Veículos elétricos vêm ganhando mercado em vários países do mundo. Na China, os investimentos na fabricação de veículos elétricos colocam o país na liderança desse mercado. Na Europa, países como Noruega, Irlanda, Holanda, França e Reino Unido anunciaram a proibição da venda de carros movidos por motor a combustão em prazos que variam de 2025 a 2040. Nos Estados Unidos, a Tesla se tornou a companhia automotiva de maior valor de mercado e veículos elétricos são apresentados como parte de uma ruptura tecnológica no setor de transportes.
No Brasil, o uso de veículos elétricos ainda é estatisticamente insignificante, mas essa nova realidade começa a estabelecer suas bases por aqui. Além das indústrias que têm vínculo direto com o tema, a perspectiva dos veículos elétricos já chegou ao público mais amplo, com séries de reportagens veiculadas na televisão e nas imprensas especializadas em veículos automotores4 e em biocombustíveis. Esse último setor merece particular reflexão, pois o Brasil é singular na produção e uso de biocombustíveis e a eletrificação de veículos tem potencial para alterar esse mercado, em especial do etanol.
Nesse contexto, a Presidência do Conselho de Administração e a Direção Geral do CNPEM criaram um grupo de trabalho que atuou ao longo de seis meses para diagnosticar a situação. O grupo trabalhou com base no conhecimento existente no CNPEM e em publicações recentes sobre o tema. O grupo também organizou a Reunião Estratégica “Futuro da motorização de veículos: eletricidade ou combustíveis?”, realizada na sede do CNPEM. A reunião compôs um painel diversificado de opiniões de profissionais da academia e da indústria, com conhecimento técnico e de mercado nas áreas de energia elétrica, combustíveis e veículos automotores. O presente documento sintetiza o resultado desse processo de diagnóstico. O documento analisa os cenários global e brasileiro nas áreas de eletrificação de veículos e biocombustíveis, discute as singularidades brasileiras com especial atenção ao etanol e propõe caminhos para o desenvolvimento dos biocombustíveis no Brasil em sintonia com um contexto mais amplo de descarbonização.

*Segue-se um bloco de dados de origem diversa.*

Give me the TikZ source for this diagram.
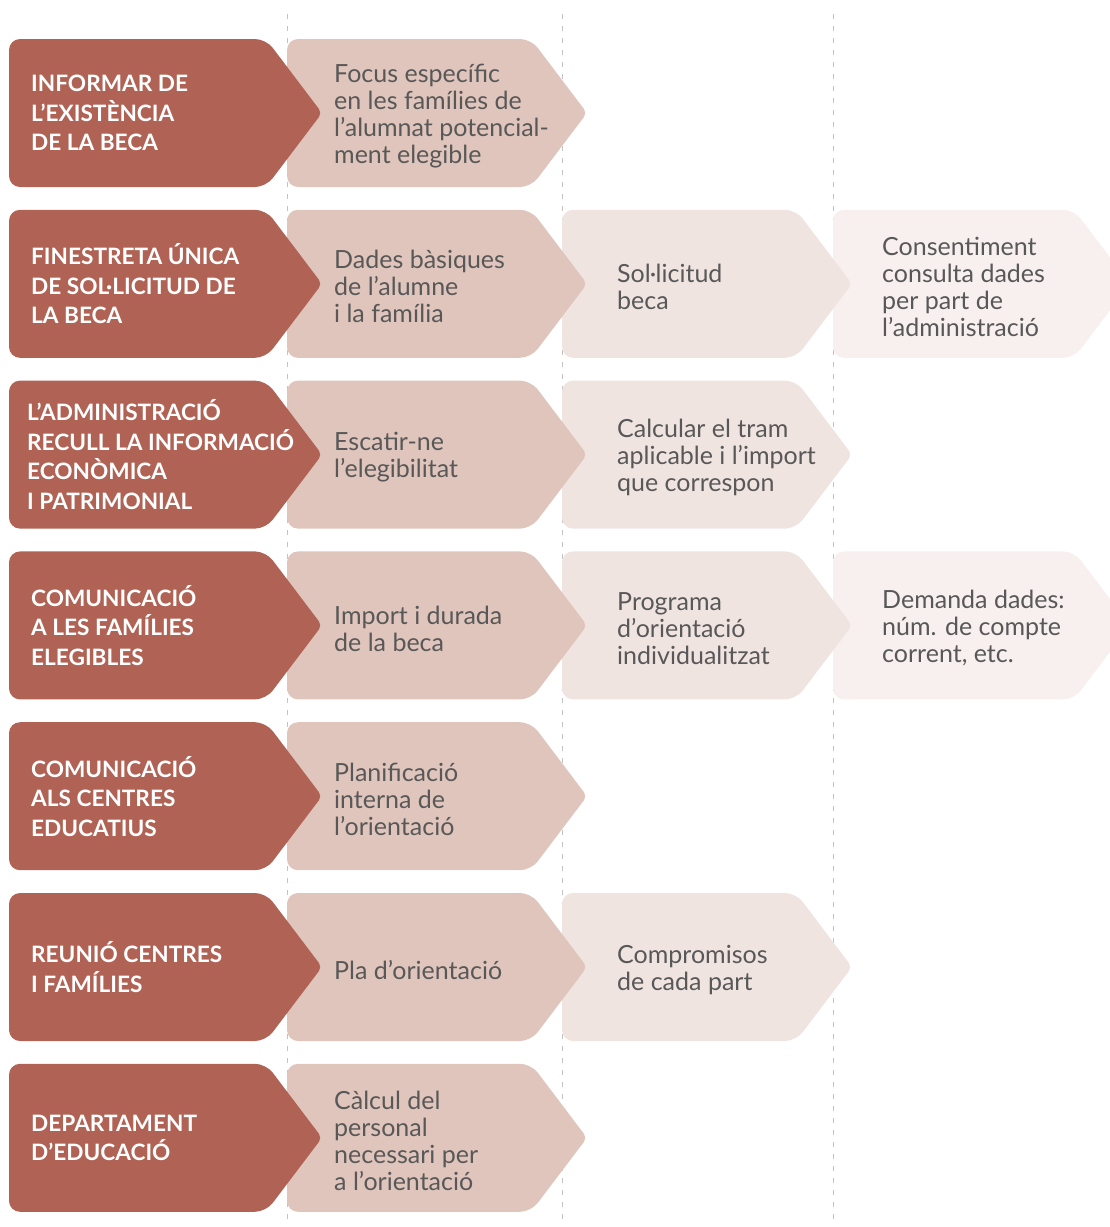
\documentclass[tikz,border=0pt]{standalone}
\usepackage{fontspec}
\setmainfont{Lato}
\usepackage{tikz}
\usetikzlibrary{calc}
\definecolor{BecaDark}{RGB}{176,99,85}
\definecolor{BecaMid}{RGB}{224,197,188}
\definecolor{BecaLight}{RGB}{240,228,225}
\definecolor{BecaPale}{RGB}{247,240,238}
\definecolor{BecaText}{RGB}{88,88,88}
\definecolor{GuideGray}{RGB}{195,195,195}
% chevron: left x, top y, tip x, colour
\newcommand{\chevron}[4]{%
  \fill[#4, rounded corners=11pt] (#1,#2) -- ($(#3,#2)+(-56,0)$)
    [rounded corners=5pt] -- ($(#3,#2)+(0,74)$)
    [rounded corners=11pt] -- ($(#3,#2)+(-56,148)$) -- ($(#1,#2)+(0,148)$) -- cycle;
}

\begin{document}
\begin{tikzpicture}[x=1pt, y=-1pt,
    heading/.style={anchor=west, align=left, inner sep=0pt, text=white, font=\bfseries\fontsize{22.6}{29.5}\selectfont},
    itemtext/.style={anchor=west, align=left, inner sep=0pt, yshift=-3pt, text=BecaText, font=\fontsize{25}{27}\selectfont}]
\useasboundingbox (0,0) rectangle (1110,1227);
\clip (0,0) rectangle (1110,1227);

% column guides
\foreach \gx in {287,562,833}
    \draw[GuideGray, line width=1pt, dash pattern=on 5pt off 7pt] (\gx,14) -- (\gx,1222);

% fourth column
\foreach \r/\txt in {2/{Consentiment\\consulta dades\\per part de\\l’administració},
                     4/{Demanda dades:\\núm. de compte\\corrent, etc.}} {
    \pgfmathsetmacro{\rowy}{39+(\r-1)*170.8}
    \chevron{833}{\rowy}{1130}{BecaPale}
    \node[itemtext] (fourth\r) at (882,{\rowy+74}) {\txt};
}

% third column
\foreach \r/\txt in {2/{Sol·licitud\\beca},
                     3/{Calcular el tram\\aplicable i l’import\\que correspon},
                     4/{Programa\\d’orientació\\individualitzat},
                     6/{Compromisos\\de cada part}} {
    \pgfmathsetmacro{\rowy}{39+(\r-1)*170.8}
    \chevron{562}{\rowy}{852}{BecaLight}
    \node[itemtext] (third\r) at (617,{\rowy+74}) {\txt};
}

% headings and second column
\foreach \r/\hx/\head/\txt in {
    1/31/{INFORMAR DE\\L’EXISTÈNCIA\\DE LA BECA}/{Focus específic\\en les famílies de\\l’alumnat potencial-\\ment elegible},
    2/31/{FINESTRETA ÚNICA\\DE SOL·LICITUD DE\\LA BECA}/{Dades bàsiques\\de l’alumne\\i la família},
    3/27/{L’ADMINISTRACIÓ\\RECULL LA INFORMACIÓ\\ECONÒMICA\\I PATRIMONIAL}/{Escatir-ne\\l’elegibilitat},
    4/31/{COMUNICACIÓ\\A LES FAMÍLIES\\ELEGIBLES}/{Import i durada\\de la beca},
    5/31/{COMUNICACIÓ\\ALS CENTRES\\EDUCATIUS}/{Planificació\\interna de\\l’orientació},
    6/31/{REUNIÓ CENTRES\\I FAMÍLIES}/{Pla d’orientació},
    7/31/{DEPARTAMENT\\D’EDUCACIÓ}/{Càlcul del\\personal\\necessari per\\a l’orientació}} {
    \pgfmathsetmacro{\rowy}{39+(\r-1)*170.8}
    \chevron{287}{\rowy}{587}{BecaMid}
    \node[itemtext] (second\r) at (334,{\rowy+74}) {\txt};
    \chevron{9}{\rowy}{322}{BecaDark}
    \node[heading] (head\r) at (\hx,{\rowy+74}) {\head};
}
\end{tikzpicture}
\end{document}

O avanço das energias solar e eólica se deve a avanços da tecnologia e melhorias das condições de financiamento, o que vem permitindo quedas consistentes do custo da energia gerada. As baterias para veículos elétricos parecem trilhar caminho semelhante, embora o consumo global de energia por veículos elétricos ainda seja relativamente pequeno. No atual estágio da tecnologia, a viabilidade econômica dos veículos elétricos depende de mercados nicho ou de subsídios. No entanto, com a queda do custo das baterias, espera-se que os veículos elétricos venham a alcançar custos competitivos ao longo das próximas décadas.
A China lidera nas novas tecnologias de eletrificação. Ela produz mais de 60% das células e dos módulos fotovoltaicos do mundo. Dos 54 TWh (0,19 EJ) de eletricidade consumida em 2017 por veículos elétricos, 91% do consumo ocorreu na China, principalmente em ônibus e veículos de duas rodas. A frota mundial de carros elétricos de passageiros atingiu 3,1 milhões de unidades em 2017 (0,25% da frota mundial). Desses carros elétricos, 40% estão na China, comparado com 25% na Europa e 25% nos Estados Unidos.
Os cenários para o futuro do sistema energético global divergem principalmente na aceitação ou não da premissa de descarbonização, entendida como alinhamento às metas do acordo de Paris. Em todos os cenários, bioenergia e biocombustíveis crescem em termos absolutos até 2050-2060. Em ter- mos relativos, a bioenergia fica estacionada em 10,1-12,0% da energia primária (sem descarbonização) ou cresce para 17,6-23,2% (com descarbonização). Por sua vez, os biocombustíveis crescem em todos os cenários, partindo de 4,8% da bioenergia em 2014 para 11,9-20,7% em 2050-2060. O crescimento dos biocombustíveis reflete sua modernidade dentro da bioenergia, o que lhe dá vantagem sobre bioenergias tradicionais (como a lenha) para as quais se buscam substitutos mais modernos.